* _Work required_: Using the listing below, please print exactly the lines from the one with "Give me the" through the one with "14, 16, 18];". Leave out every picture.

* _Raw records_:
== == ==
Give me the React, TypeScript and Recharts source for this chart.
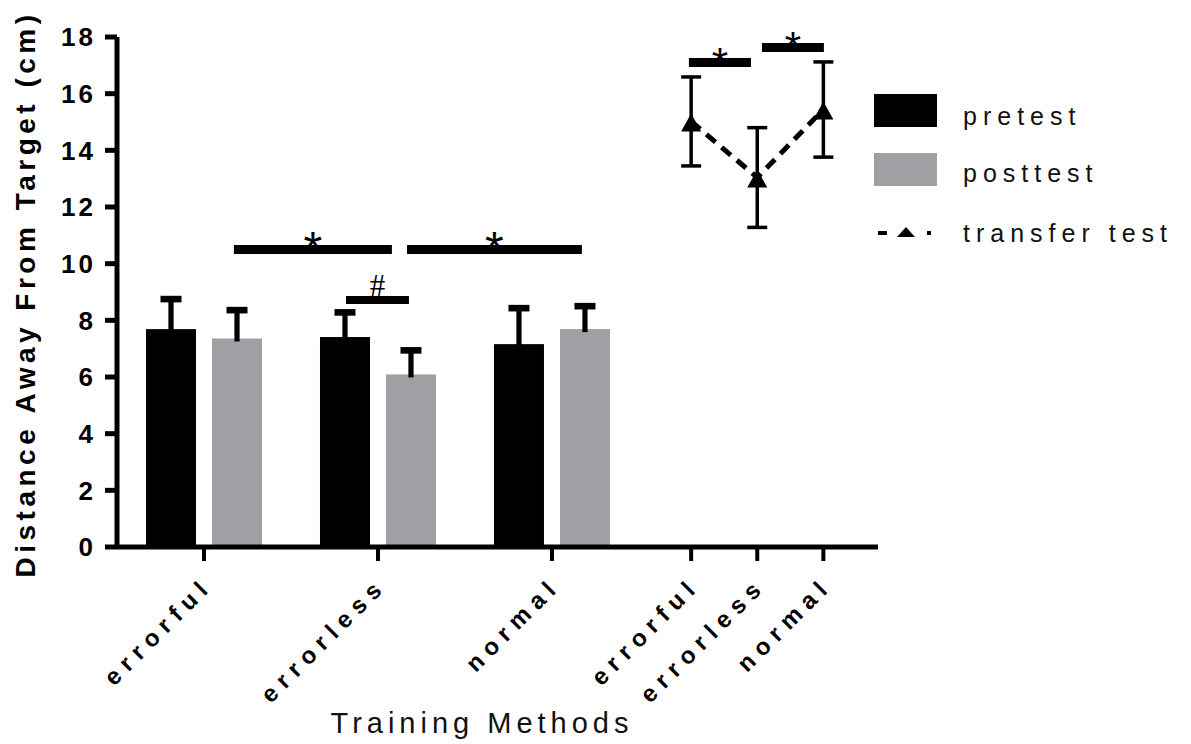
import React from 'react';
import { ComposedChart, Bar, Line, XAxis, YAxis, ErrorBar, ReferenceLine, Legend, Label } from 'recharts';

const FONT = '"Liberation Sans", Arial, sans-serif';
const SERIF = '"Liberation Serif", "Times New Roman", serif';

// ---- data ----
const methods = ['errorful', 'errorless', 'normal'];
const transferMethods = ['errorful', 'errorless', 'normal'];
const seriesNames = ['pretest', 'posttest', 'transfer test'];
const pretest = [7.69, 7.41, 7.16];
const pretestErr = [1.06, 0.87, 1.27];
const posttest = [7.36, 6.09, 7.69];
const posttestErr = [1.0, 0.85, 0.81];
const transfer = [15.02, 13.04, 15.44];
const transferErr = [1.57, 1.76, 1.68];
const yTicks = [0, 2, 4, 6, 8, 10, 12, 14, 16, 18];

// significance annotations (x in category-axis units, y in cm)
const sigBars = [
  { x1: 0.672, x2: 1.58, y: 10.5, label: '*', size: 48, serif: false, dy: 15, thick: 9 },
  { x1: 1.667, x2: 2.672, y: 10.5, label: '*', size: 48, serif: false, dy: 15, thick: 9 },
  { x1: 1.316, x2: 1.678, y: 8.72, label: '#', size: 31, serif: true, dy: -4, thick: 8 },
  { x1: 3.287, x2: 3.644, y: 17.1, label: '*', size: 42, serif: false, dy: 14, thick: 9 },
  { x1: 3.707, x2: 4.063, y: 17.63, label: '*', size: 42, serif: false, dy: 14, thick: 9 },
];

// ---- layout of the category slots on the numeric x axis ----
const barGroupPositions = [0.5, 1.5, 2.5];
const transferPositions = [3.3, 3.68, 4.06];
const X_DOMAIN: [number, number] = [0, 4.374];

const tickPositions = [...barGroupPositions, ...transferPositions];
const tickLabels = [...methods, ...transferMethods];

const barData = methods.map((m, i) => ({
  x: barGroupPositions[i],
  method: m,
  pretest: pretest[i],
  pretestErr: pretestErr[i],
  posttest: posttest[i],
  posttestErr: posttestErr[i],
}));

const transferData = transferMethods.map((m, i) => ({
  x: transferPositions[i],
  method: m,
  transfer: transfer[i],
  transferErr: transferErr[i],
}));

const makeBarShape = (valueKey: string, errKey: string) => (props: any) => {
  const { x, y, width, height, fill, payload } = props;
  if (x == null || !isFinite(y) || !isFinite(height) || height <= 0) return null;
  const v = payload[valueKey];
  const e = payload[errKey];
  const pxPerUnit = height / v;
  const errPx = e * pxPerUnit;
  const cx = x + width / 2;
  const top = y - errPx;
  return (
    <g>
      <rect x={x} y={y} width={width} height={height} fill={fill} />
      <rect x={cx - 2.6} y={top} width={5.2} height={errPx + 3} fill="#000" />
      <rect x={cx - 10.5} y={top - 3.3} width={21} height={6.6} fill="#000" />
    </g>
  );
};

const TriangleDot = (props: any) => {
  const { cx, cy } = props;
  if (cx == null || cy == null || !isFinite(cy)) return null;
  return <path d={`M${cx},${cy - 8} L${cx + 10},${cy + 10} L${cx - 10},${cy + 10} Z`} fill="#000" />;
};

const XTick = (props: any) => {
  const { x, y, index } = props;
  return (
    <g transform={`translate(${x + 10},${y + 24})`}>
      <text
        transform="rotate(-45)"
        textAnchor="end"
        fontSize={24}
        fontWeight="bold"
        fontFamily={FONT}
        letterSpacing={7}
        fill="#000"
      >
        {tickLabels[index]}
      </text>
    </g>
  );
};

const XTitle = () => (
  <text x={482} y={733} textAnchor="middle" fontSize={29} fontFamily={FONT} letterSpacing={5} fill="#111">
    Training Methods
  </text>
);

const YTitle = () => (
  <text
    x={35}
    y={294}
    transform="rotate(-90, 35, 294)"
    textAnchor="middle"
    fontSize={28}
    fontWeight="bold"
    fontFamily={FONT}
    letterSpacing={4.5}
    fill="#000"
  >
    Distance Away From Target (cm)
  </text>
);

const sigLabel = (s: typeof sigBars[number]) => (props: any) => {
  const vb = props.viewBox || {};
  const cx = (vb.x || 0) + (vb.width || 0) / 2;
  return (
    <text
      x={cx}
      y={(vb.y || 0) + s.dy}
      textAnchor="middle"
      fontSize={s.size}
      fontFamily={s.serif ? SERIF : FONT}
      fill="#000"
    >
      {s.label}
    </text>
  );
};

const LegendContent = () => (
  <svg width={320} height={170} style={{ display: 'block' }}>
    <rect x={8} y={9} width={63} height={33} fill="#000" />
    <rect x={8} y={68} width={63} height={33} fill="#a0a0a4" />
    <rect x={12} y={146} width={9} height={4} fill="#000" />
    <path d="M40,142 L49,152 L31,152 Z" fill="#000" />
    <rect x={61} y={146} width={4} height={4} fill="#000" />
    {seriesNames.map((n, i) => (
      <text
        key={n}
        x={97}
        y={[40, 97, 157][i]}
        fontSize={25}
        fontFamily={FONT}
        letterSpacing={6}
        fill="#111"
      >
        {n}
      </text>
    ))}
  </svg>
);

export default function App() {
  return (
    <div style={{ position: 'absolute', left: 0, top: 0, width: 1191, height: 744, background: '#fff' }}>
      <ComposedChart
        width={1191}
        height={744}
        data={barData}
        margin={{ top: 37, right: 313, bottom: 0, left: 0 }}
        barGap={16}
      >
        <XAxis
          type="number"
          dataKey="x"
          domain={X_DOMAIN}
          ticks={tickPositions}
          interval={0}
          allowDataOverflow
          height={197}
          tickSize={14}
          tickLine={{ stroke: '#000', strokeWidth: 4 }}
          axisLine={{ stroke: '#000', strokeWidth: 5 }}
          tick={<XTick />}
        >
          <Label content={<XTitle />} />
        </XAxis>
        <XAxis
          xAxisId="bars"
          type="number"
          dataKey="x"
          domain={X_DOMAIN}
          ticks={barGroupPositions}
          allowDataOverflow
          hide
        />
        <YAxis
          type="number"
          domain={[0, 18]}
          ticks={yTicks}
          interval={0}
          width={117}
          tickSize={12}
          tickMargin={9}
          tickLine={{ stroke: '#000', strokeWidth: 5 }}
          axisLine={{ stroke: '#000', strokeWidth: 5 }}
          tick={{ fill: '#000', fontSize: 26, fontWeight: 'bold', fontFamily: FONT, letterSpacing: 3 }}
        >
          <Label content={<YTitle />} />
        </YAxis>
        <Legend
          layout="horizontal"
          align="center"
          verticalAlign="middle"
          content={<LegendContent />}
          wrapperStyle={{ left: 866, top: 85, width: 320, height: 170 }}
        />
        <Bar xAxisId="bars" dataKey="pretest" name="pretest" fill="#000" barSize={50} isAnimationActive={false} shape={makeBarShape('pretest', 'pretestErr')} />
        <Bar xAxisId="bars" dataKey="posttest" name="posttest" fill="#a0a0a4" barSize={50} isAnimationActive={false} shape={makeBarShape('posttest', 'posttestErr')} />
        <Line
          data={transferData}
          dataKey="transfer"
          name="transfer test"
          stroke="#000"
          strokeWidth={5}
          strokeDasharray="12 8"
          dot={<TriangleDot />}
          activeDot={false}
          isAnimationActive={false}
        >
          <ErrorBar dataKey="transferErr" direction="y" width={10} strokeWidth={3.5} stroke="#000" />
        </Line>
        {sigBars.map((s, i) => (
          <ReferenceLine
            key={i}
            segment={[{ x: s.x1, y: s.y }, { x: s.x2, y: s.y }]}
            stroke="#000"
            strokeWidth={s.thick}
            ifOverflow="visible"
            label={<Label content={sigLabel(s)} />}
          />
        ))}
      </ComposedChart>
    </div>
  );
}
== == ==
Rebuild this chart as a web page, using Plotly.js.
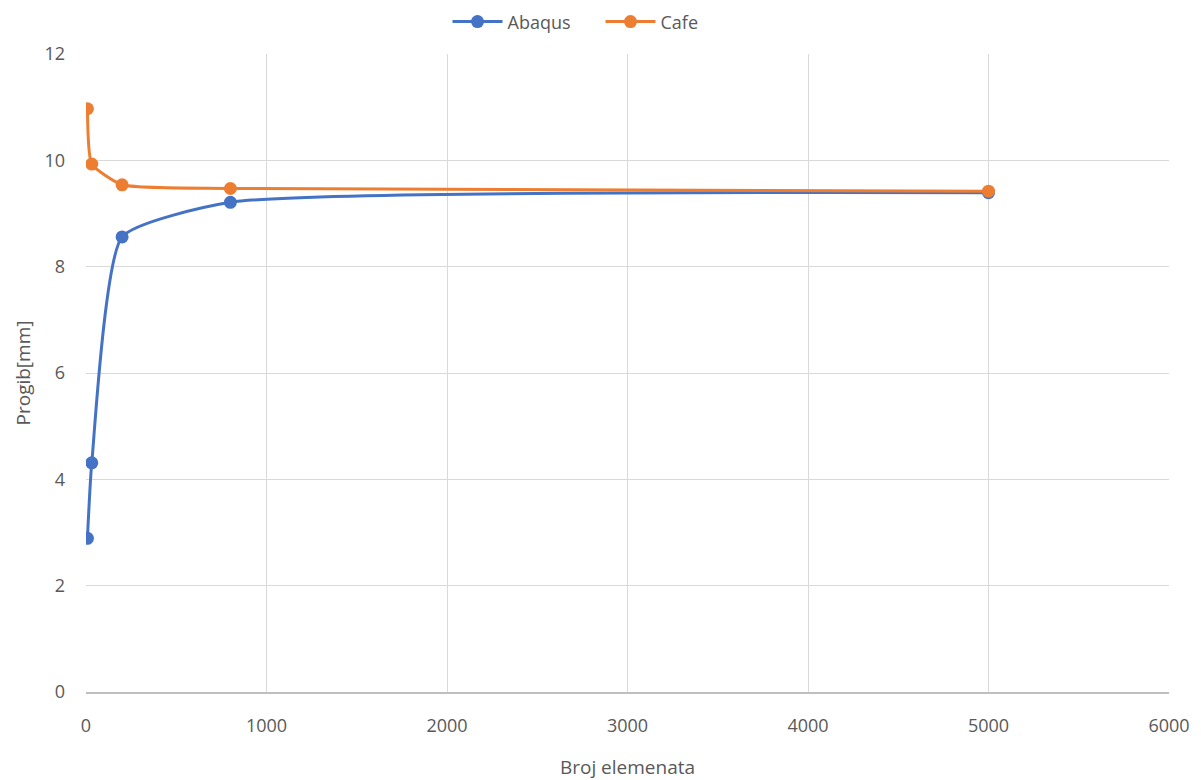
== == ==
* _The result_:
Give me the React, TypeScript and Recharts source for this chart.
import React from 'react';
import { ComposedChart, Bar, Line, XAxis, YAxis, ErrorBar, ReferenceLine, Legend, Label } from 'recharts';

const FONT = '"Liberation Sans", Arial, sans-serif';
const SERIF = '"Liberation Serif", "Times New Roman", serif';

// ---- data ----
const methods = ['errorful', 'errorless', 'normal'];
const transferMethods = ['errorful', 'errorless', 'normal'];
const seriesNames = ['pretest', 'posttest', 'transfer test'];
const pretest = [7.69, 7.41, 7.16];
const pretestErr = [1.06, 0.87, 1.27];
const posttest = [7.36, 6.09, 7.69];
const posttestErr = [1.0, 0.85, 0.81];
const transfer = [15.02, 13.04, 15.44];
const transferErr = [1.57, 1.76, 1.68];
const yTicks = [0, 2, 4, 6, 8, 10, 12, 14, 16, 18];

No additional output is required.